Your goal: Pick out all lines in the listing holding the string "this" and copy them.

Material provided:
-----
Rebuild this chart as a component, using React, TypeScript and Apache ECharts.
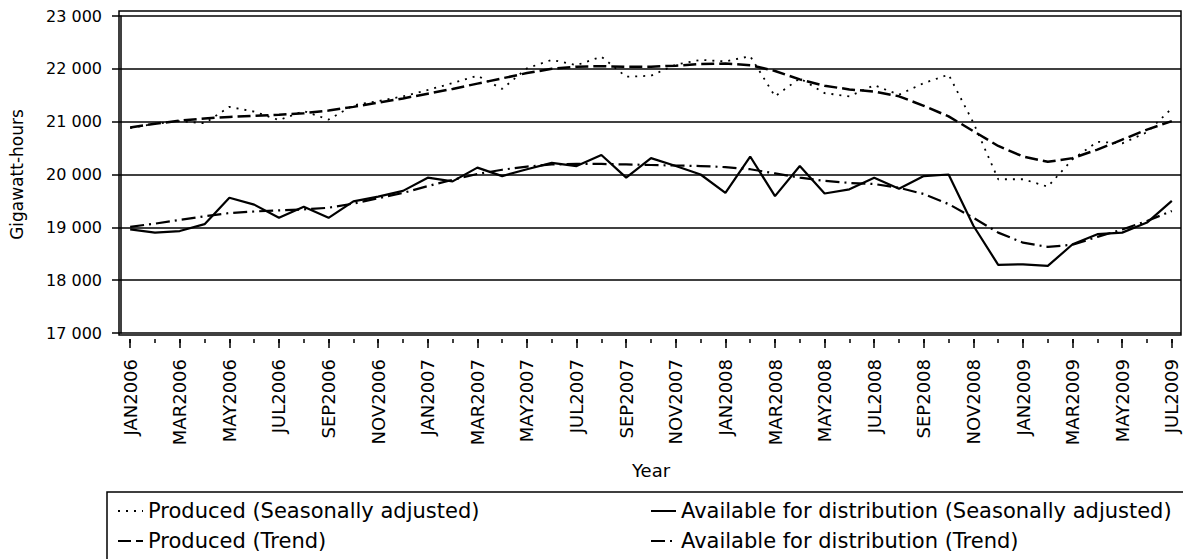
-----
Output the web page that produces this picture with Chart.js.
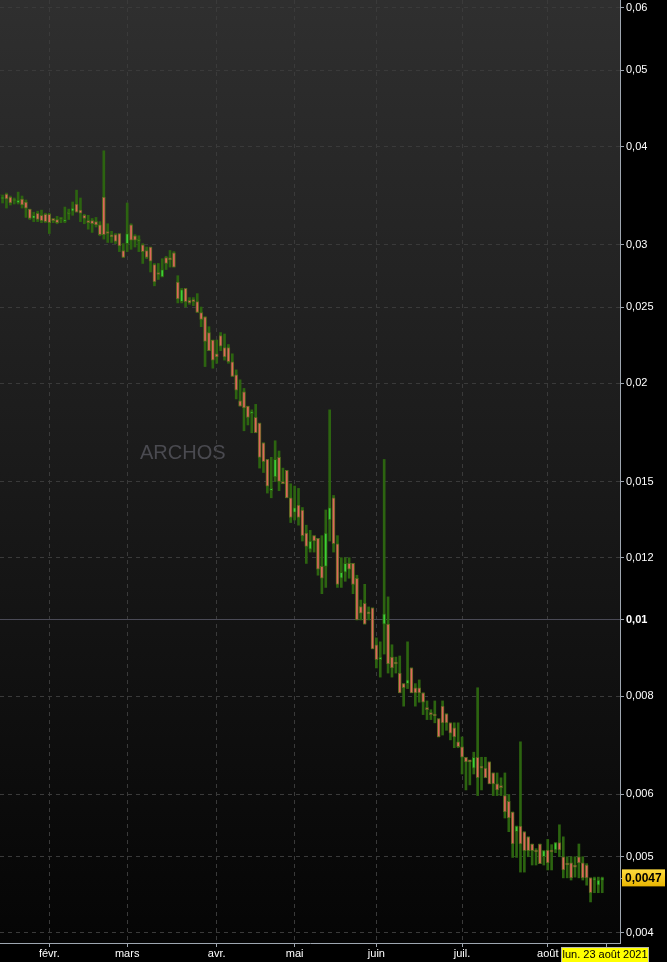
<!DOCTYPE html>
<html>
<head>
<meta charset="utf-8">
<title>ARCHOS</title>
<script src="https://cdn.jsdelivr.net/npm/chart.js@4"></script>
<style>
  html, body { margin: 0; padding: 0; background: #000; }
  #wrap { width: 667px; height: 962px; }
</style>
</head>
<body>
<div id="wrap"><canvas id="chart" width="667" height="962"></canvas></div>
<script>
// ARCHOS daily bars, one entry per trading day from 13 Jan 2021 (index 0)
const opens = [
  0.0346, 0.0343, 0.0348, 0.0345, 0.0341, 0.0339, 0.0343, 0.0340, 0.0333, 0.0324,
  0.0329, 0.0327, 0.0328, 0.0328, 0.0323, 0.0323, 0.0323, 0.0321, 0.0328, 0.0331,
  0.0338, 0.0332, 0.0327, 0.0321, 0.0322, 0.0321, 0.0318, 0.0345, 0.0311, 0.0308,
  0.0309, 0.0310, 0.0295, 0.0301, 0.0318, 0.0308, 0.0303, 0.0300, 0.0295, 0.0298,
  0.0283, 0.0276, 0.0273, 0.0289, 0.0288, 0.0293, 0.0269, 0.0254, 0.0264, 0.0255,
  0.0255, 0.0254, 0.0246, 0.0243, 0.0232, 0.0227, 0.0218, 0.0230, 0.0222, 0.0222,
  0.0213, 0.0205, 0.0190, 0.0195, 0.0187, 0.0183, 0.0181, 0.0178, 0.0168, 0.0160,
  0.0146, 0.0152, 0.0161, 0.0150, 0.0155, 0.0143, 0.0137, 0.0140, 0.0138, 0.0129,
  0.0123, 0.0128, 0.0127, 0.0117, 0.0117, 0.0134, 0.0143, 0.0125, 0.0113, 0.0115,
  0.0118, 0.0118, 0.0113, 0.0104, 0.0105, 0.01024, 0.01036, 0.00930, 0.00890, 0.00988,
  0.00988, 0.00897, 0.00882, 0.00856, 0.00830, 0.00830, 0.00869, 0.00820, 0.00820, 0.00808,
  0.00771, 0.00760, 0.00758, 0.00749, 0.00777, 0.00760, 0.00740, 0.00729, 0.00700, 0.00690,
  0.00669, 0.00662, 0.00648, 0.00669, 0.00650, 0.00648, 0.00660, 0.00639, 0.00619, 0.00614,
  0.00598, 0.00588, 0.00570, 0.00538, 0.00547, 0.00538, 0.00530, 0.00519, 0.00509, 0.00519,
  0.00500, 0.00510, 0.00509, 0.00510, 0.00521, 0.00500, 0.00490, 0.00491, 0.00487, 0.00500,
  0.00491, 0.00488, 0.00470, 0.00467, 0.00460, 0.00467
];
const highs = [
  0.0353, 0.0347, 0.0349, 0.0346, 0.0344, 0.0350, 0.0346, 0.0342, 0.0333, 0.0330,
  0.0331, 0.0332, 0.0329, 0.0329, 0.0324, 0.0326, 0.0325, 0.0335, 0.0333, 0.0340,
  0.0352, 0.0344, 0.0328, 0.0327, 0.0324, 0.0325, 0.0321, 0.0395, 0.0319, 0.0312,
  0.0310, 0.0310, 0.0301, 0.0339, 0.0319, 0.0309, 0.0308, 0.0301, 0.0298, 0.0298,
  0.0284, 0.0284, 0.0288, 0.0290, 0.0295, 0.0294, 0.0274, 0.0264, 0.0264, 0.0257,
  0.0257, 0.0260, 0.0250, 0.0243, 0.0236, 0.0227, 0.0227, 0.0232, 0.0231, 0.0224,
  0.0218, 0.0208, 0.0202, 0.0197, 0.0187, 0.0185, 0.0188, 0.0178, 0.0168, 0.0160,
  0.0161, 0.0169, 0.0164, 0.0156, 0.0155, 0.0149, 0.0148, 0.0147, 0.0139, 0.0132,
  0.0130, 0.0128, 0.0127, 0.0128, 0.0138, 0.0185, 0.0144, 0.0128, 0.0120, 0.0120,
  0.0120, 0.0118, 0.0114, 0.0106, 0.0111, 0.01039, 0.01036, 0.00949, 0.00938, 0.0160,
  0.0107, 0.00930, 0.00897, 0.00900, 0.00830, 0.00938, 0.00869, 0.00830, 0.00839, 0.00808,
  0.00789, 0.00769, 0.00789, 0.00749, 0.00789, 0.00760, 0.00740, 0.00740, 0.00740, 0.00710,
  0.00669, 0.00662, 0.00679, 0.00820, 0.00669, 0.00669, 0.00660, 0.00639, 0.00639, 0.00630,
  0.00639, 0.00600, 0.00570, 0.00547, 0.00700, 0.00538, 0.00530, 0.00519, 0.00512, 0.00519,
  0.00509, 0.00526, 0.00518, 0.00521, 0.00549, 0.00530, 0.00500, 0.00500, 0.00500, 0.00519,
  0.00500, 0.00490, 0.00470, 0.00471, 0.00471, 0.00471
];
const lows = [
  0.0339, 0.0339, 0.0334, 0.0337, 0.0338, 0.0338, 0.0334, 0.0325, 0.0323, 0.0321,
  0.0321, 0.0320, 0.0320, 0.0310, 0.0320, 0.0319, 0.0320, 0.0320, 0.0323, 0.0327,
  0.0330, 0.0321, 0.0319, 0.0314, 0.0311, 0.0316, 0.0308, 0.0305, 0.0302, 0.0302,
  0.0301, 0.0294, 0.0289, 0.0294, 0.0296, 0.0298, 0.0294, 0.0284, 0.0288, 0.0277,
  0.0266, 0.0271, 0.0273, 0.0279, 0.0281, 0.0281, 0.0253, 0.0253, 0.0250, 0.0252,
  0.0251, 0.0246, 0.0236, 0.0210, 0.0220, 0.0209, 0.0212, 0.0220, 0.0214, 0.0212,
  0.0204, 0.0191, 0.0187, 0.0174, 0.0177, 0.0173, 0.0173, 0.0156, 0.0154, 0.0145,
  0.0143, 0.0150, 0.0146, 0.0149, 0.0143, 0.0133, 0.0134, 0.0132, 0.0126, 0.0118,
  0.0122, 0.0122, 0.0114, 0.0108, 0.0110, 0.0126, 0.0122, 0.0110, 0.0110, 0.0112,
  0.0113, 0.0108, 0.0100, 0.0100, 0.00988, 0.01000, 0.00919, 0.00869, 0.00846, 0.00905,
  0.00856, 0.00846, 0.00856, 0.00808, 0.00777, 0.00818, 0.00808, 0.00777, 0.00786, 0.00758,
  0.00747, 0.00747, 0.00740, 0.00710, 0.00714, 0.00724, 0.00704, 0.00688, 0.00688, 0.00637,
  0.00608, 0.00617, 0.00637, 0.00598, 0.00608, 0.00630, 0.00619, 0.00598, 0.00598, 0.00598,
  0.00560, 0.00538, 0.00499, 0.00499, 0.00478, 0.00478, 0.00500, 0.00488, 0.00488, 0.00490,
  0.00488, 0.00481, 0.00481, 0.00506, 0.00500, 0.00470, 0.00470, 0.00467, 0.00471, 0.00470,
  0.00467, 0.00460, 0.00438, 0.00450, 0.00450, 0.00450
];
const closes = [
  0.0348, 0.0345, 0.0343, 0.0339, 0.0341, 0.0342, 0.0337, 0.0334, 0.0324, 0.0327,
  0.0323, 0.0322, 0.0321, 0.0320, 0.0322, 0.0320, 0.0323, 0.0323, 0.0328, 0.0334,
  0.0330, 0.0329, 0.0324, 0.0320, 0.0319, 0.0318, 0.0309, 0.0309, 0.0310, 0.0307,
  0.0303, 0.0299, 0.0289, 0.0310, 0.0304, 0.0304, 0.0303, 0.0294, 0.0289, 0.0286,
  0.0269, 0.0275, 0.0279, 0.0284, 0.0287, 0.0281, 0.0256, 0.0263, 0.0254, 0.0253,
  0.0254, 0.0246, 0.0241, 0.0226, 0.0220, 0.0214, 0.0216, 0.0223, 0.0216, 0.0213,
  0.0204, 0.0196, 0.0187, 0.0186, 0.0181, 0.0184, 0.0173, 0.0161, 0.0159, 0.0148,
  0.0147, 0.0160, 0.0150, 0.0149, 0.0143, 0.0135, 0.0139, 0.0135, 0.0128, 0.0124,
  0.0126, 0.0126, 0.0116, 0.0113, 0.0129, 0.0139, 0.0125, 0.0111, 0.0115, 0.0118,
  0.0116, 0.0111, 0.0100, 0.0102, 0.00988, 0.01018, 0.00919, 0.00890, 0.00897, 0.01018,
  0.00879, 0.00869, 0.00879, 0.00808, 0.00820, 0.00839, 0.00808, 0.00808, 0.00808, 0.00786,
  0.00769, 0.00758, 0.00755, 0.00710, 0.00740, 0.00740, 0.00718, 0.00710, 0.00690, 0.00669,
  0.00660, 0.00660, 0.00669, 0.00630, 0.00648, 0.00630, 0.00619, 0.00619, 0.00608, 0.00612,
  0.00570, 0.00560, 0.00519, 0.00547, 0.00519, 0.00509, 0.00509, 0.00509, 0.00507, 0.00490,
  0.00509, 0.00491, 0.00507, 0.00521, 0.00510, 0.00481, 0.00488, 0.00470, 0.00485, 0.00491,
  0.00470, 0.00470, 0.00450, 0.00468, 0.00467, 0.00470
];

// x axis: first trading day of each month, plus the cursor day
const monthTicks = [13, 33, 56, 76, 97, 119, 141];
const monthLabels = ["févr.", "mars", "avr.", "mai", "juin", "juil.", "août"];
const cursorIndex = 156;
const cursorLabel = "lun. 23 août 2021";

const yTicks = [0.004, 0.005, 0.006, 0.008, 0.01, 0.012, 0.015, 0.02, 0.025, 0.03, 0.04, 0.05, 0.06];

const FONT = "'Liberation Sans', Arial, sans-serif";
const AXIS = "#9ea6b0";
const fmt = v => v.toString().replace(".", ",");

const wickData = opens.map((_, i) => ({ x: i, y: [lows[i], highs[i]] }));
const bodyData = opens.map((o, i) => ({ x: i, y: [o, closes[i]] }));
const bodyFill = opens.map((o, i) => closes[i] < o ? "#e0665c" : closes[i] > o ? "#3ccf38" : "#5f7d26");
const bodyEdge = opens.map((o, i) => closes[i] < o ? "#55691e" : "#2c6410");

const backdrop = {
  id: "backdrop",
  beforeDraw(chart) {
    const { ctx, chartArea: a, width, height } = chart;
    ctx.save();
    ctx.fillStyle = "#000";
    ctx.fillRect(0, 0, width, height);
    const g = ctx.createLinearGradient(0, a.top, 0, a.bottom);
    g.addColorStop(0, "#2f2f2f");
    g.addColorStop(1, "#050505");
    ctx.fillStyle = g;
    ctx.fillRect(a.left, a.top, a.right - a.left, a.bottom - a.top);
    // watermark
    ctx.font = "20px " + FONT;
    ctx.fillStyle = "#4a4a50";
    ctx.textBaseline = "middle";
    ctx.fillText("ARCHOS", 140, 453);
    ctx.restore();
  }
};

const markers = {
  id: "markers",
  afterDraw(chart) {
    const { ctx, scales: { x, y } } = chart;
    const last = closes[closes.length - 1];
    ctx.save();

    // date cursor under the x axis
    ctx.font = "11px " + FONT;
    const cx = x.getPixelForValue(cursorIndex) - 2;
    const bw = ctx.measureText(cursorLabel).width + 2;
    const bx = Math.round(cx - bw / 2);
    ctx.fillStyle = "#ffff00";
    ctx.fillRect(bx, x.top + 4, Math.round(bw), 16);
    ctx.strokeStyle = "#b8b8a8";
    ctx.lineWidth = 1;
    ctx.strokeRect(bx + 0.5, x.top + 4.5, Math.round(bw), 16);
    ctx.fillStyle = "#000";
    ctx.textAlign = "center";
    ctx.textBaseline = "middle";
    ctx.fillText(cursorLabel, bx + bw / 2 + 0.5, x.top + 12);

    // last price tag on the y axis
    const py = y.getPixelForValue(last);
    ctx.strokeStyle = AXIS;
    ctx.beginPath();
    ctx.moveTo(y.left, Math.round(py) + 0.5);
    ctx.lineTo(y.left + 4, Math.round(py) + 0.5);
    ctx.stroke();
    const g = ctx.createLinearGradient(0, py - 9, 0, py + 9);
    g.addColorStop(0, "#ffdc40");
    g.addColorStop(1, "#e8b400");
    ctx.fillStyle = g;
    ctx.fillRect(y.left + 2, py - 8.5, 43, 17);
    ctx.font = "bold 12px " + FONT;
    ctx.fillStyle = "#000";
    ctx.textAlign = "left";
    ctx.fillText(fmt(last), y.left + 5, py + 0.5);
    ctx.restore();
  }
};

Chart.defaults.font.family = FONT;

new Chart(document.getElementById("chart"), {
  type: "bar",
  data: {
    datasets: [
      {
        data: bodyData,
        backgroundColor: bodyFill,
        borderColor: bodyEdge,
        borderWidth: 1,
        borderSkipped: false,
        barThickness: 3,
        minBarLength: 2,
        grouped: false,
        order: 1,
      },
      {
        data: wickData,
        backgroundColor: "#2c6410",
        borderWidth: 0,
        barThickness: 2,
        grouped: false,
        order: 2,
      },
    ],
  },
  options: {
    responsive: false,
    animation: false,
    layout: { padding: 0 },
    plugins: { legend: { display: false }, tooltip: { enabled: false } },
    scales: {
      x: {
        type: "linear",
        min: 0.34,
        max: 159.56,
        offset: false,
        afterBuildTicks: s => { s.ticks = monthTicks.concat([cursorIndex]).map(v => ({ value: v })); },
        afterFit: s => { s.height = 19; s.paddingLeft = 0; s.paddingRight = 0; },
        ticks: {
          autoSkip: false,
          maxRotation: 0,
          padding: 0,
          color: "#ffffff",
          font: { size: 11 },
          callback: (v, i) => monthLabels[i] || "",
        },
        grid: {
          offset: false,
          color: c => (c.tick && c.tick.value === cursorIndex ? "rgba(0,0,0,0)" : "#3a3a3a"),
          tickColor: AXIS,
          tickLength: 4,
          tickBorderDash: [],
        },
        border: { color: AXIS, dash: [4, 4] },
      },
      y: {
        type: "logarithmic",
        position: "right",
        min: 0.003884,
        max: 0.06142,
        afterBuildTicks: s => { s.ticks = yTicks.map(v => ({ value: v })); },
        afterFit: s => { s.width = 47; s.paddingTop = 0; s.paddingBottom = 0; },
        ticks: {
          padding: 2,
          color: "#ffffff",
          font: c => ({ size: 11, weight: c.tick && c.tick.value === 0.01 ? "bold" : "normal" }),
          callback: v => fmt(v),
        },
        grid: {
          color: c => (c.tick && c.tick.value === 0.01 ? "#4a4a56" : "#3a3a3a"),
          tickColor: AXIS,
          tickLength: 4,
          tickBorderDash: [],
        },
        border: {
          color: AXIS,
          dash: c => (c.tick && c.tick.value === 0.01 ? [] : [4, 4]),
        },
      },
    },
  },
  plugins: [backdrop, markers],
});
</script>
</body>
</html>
-----
Exercise result:
Rebuild this chart as a component, using React, TypeScript and Apache ECharts.
Output the web page that produces this picture with Chart.js.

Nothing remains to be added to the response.